*What you will do*. Data follows below. Repeat exactly the lines between the line holding "Emit a web page" and the line holding "const seriesColor = '#4a8cc9';", inclusive, and nothing more; drop pictures.

───── Dataset entries ─────

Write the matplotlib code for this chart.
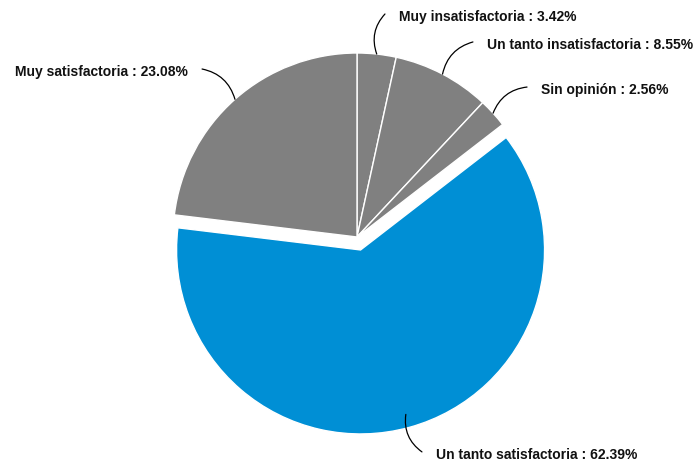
import numpy as np
import matplotlib
matplotlib.use("Agg")
import matplotlib.pyplot as plt

# ===== DATA =====
labels = ["Muy insatisfactoria", "Un tanto insatisfactoria", "Sin opinión",
          "Un tanto satisfactoria", "Muy satisfactoria"]
values = [3.42, 8.55, 2.56, 62.39, 23.08]
colors_ = ["#808080", "#808080", "#808080", "#008FD5", "#808080"]
explode = [0, 0, 0, 0.073, 0]

# label placement (line end point, text side, arc bend)
line_ends = [(0.152, 1.212), (0.630, 1.060), (0.924, 0.815), (0.353, -1.168), (-0.842, 0.913)]
text_side = ["left", "left", "left", "left", "right"]
bends = [0.3, 0.3, 0.3, -0.3, -0.3]

plt.rcParams['font.family'] = ['Liberation Sans', 'DejaVu Sans']

fig = plt.figure(figsize=(6.96, 4.67), dpi=100)
ax = fig.add_axes([0, 0, 1, 1])
ax.axis('off')

wedges, _ = ax.pie(values, colors=colors_, explode=explode, startangle=90,
                   counterclock=False, radius=1.0,
                   wedgeprops=dict(edgecolor='white', linewidth=1))

ax.set_xlim(-357 / 184, (696 - 357) / 184)
ax.set_ylim(-(467 - 237) / 184, 237 / 184)
ax.set_aspect('auto')

# ===== LABELS WITH CURVED LEADER LINES =====
total = sum(values)
start = 90.0
for lab, v, end, side, rad in zip(labels, values, line_ends, text_side, bends):
    sweep = v / total * 360
    mid = np.deg2rad(start - sweep / 2)
    start -= sweep
    edge = (np.cos(mid), np.sin(mid))
    ax.annotate("", xy=edge, xytext=end,
                arrowprops=dict(arrowstyle='-', color='black', lw=0.9,
                                shrinkA=0, shrinkB=0,
                                connectionstyle=f"arc3,rad={rad}"))
    gap = 14 / 184
    tx = end[0] + gap if side == "left" else end[0] - gap
    ax.text(tx, end[1] - 3 / 184, f"{lab} : {v:.2f}%", ha=side, va='center',
            fontsize=10, fontweight='bold', color='#111111')

fig.savefig("out.png", dpi=100)
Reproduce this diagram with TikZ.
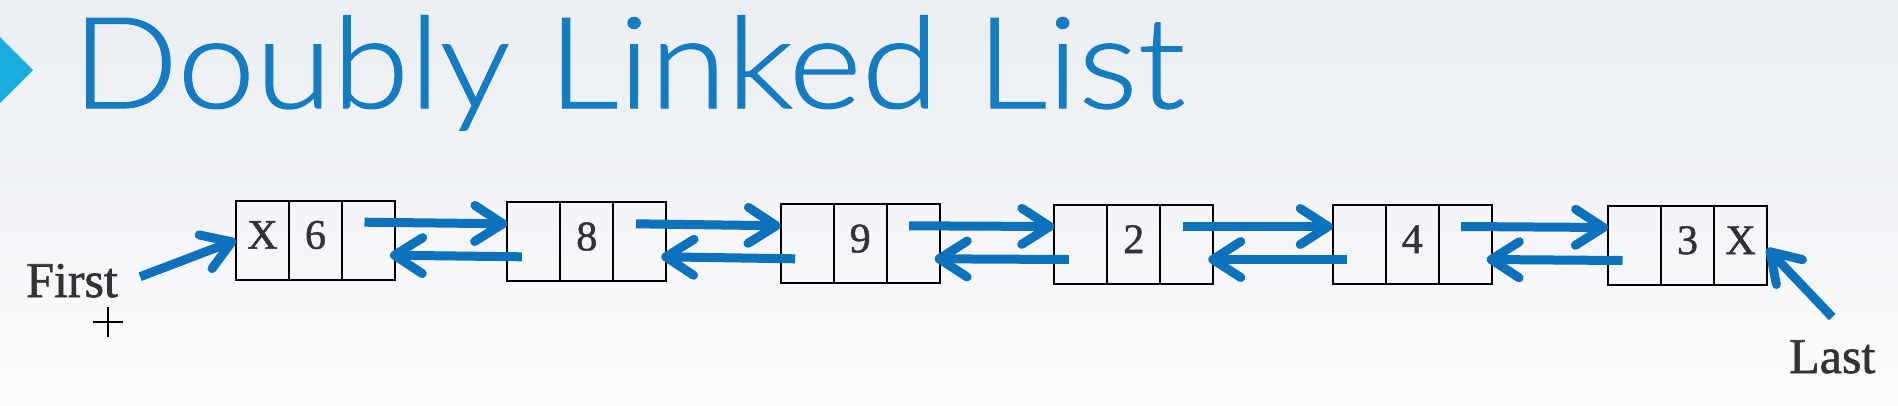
\documentclass[tikz,border=0pt]{standalone}
\usepackage{fontspec}
\setmainfont{Liberation Serif}
\newfontfamily\lblfont[FakeBold=1.2]{Liberation Serif}
\newfontfamily\titlefont[FakeStretch=1.1,FakeBold=1]{Lato Light}
\usetikzlibrary{positioning,arrows.meta}
\definecolor{linkblue}{RGB}{14,113,187}
\definecolor{titleblue}{RGB}{22,124,193}
\definecolor{markcyan}{RGB}{24,172,223}
\definecolor{textgray}{RGB}{50,50,52}
\definecolor{bgtop}{RGB}{234,237,242}
\definecolor{bgbot}{RGB}{251,252,253}
\begin{document}
\begin{tikzpicture}[x=1pt,y=-1pt,
  cell/.style={draw=black,line width=1.8pt,minimum width=53pt,minimum height=79pt,
    inner sep=0pt,outer sep=0pt,text height=27pt,text depth=10pt,text=textgray,
    font=\lblfont\fontsize{42}{42}\selectfont},
  link/.style={draw=linkblue,line width=9pt,-{Straight Barb[length=28pt,width=36pt,round]}},
  lbl/.style={text=textgray,inner sep=0pt,font=\lblfont\fontsize{50}{50}\selectfont}]
\shade[top color=bgtop,bottom color=bgbot](0,0) rectangle (1898,405);
\useasboundingbox (0,0) rectangle (1898,405);
\fill[markcyan](-5,32)--(33,70)--(-5,108)--cycle;
\node[anchor=base west,inner sep=0pt,text=titleblue,font=\titlefont\fontsize{127}{127}\selectfont] (title) at (72,108){Doubly Linked List};
% the six nodes
\node[cell] (n1b) at (315.5,240.2){6};
\node[cell,left=0pt of n1b] (n1a){X};
\node[cell,right=0pt of n1b] (n1c){};
\node[cell] (n2b) at (586.8,241.8){8};
\node[cell,left=0pt of n2b] (n2a){};
\node[cell,right=0pt of n2b] (n2c){};
\node[cell] (n3b) at (860.2,243.8){9};
\node[cell,left=0pt of n3b] (n3a){};
\node[cell,right=0pt of n3b] (n3c){};
\node[cell] (n4b) at (1133.8,244.5){2};
\node[cell,left=0pt of n4b] (n4a){};
\node[cell,right=0pt of n4b] (n4c){};
\node[cell] (n5b) at (1412.2,244.5){4};
\node[cell,left=0pt of n5b] (n5a){};
\node[cell,right=0pt of n5b] (n5c){};
\node[cell] (n6b) at (1687.5,245.5){3};
\node[cell,left=0pt of n6b] (n6a){};
\node[cell,right=0pt of n6b] (n6c){X};
% next and prev links
\draw[link]([xshift=-4pt,yshift=18pt]n1c.center)--([yshift=18pt]n2a.west);
\draw[link]([xshift=-12pt,yshift=-15pt]n2a.center)--([xshift=-5pt,yshift=-15pt]n1c.east);
\draw[link]([xshift=-4pt,yshift=18pt]n2c.center)--([yshift=18pt]n3a.west);
\draw[link]([xshift=-12pt,yshift=-15pt]n3a.center)--([xshift=-5pt,yshift=-15pt]n2c.east);
\draw[link]([xshift=-4pt,yshift=18pt]n3c.center)--([yshift=18pt]n4a.west);
\draw[link]([xshift=-12pt,yshift=-15pt]n4a.center)--([xshift=-5pt,yshift=-15pt]n3c.east);
\draw[link]([xshift=-4pt,yshift=18pt]n4c.center)--([yshift=18pt]n5a.west);
\draw[link]([xshift=-12pt,yshift=-15pt]n5a.center)--([xshift=-5pt,yshift=-15pt]n4c.east);
\draw[link]([xshift=-4pt,yshift=18pt]n5c.center)--([yshift=18pt]n6a.west);
\draw[link]([xshift=-12pt,yshift=-15pt]n6a.center)--([xshift=-5pt,yshift=-15pt]n5c.east);
% head and tail
\node[lbl,anchor=base west] (first) at (26,297){First};
\coordinate (cursor) at (108,322);
\draw[line width=1.6pt]([xshift=-15pt]cursor)--([xshift=15pt]cursor)
  ([yshift=-15pt]cursor)--([yshift=15pt]cursor);
\node[lbl,anchor=base west] (last) at (1789,373){Last};
\draw[link]([xshift=22pt,yshift=4pt]first.east)--(n1a.west);
\draw[link]([yshift=23pt]last.north)--([yshift=-3pt]n6c.east);
\end{tikzpicture}
\end{document}
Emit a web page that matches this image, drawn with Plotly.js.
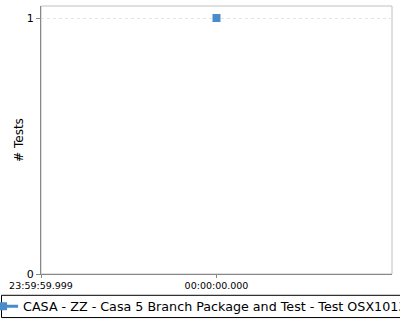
<!DOCTYPE html>
<html>
<head>
<meta charset="utf-8">
<script src="https://cdn.plot.ly/plotly-3.0.1.min.js"></script>
<style>
  html, body { margin: 0; padding: 0; background: #fff; }
  #chart { width: 400px; height: 320px; }
</style>
</head>
<body>
<div id="chart"></div>
<script>
// Build timestamps and their test counts
const seriesName = 'CASA - ZZ - Casa 5 Branch Package and Test - Test OSX1013';
const runTimes = ['2000-01-01 00:00:00.000'];
const testCounts = [1];

// Visible time window and the tick positions along it
const timeRange = ['1999-12-31 23:59:59.999', '2000-01-01 00:00:00.001'];
const timeTicks = ['1999-12-31 23:59:59.999', '2000-01-01 00:00:00.000'];
const countTicks = [0, 1];

const seriesColor = '#4a8cc9';

const trace = {
  type: 'scatter',
  mode: 'lines+markers',
  name: seriesName,
  x: runTimes,
  y: testCounts,
  line: { color: seriesColor, width: 3 },
  marker: { symbol: 'square', size: 8, color: seriesColor },
  showlegend: true,
  cliponaxis: false
};

const layout = {
  width: 400,
  height: 320,
  margin: { l: 41, r: 8, t: 6, b: 46, autoexpand: false },
  paper_bgcolor: '#ffffff',
  plot_bgcolor: '#ffffff',
  font: { family: 'DejaVu Sans, sans-serif', color: '#000' },
  xaxis: {
    type: 'date',
    range: timeRange,
    tickmode: 'array',
    tickvals: timeTicks,
    tickformat: '%H:%M:%S.%L',
    tickfont: { size: 9.5, family: 'DejaVu Sans' },
    ticks: 'outside',
    ticklen: 3,
    tickcolor: '#888',
    showgrid: false,
    zeroline: false,
    showline: true,
    linecolor: '#888',
    linewidth: 1
  },
  yaxis: {
    range: [0, 1.047],
    tickmode: 'array',
    tickvals: countTicks,
    tickfont: { size: 11, family: 'DejaVu Sans' },
    ticks: 'outside',
    ticklen: 4,
    tickcolor: '#888',
    showgrid: true,
    gridcolor: '#e4e4e4',
    griddash: '3px,3px',
    zeroline: false,
    showline: true,
    linecolor: '#888',
    linewidth: 1,
    title: { text: '# Tests', font: { size: 12, family: 'DejaVu Sans' }, standoff: 0 }
  },
  shapes: [
    // light frame round the plot area
    {
      type: 'rect', xref: 'paper', yref: 'paper',
      x0: 0, x1: 1, y0: 0, y1: 1,
      line: { color: '#c0c0c0', width: 1 },
      layer: 'below'
    },
    // legend box frame
    {
      type: 'rect', xref: 'paper', yref: 'paper',
      x0: -0.1125, x1: 1.03, y0: -0.1625, y1: -0.0795,
      line: { color: '#000000', width: 1 },
      fillcolor: 'rgba(0,0,0,0)',
      layer: 'above'
    }
  ],
  showlegend: true,
  legend: {
    orientation: 'h',
    x: -0.165, xanchor: 'left',
    y: -0.121, yanchor: 'middle',
    bgcolor: 'rgba(0,0,0,0)',
    borderwidth: 0,
    font: { size: 12.7, family: 'DejaVu Sans' }
  }
};

Plotly.newPlot('chart', [trace], layout, { displayModeBar: false, staticPlot: true });
</script>
</body>
</html>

─────

*Solution to this task*.
Emit a web page that matches this image, drawn with Plotly.js.
<!DOCTYPE html>
<html>
<head>
<meta charset="utf-8">
<script src="https://cdn.plot.ly/plotly-3.0.1.min.js"></script>
<style>
  html, body { margin: 0; padding: 0; background: #fff; }
  #chart { width: 400px; height: 320px; }
</style>
</head>
<body>
<div id="chart"></div>
<script>
// Build timestamps and their test counts
const seriesName = 'CASA - ZZ - Casa 5 Branch Package and Test - Test OSX1013';
const runTimes = ['2000-01-01 00:00:00.000'];
const testCounts = [1];

// Visible time window and the tick positions along it
const timeRange = ['1999-12-31 23:59:59.999', '2000-01-01 00:00:00.001'];
const timeTicks = ['1999-12-31 23:59:59.999', '2000-01-01 00:00:00.000'];
const countTicks = [0, 1];

const seriesColor = '#4a8cc9';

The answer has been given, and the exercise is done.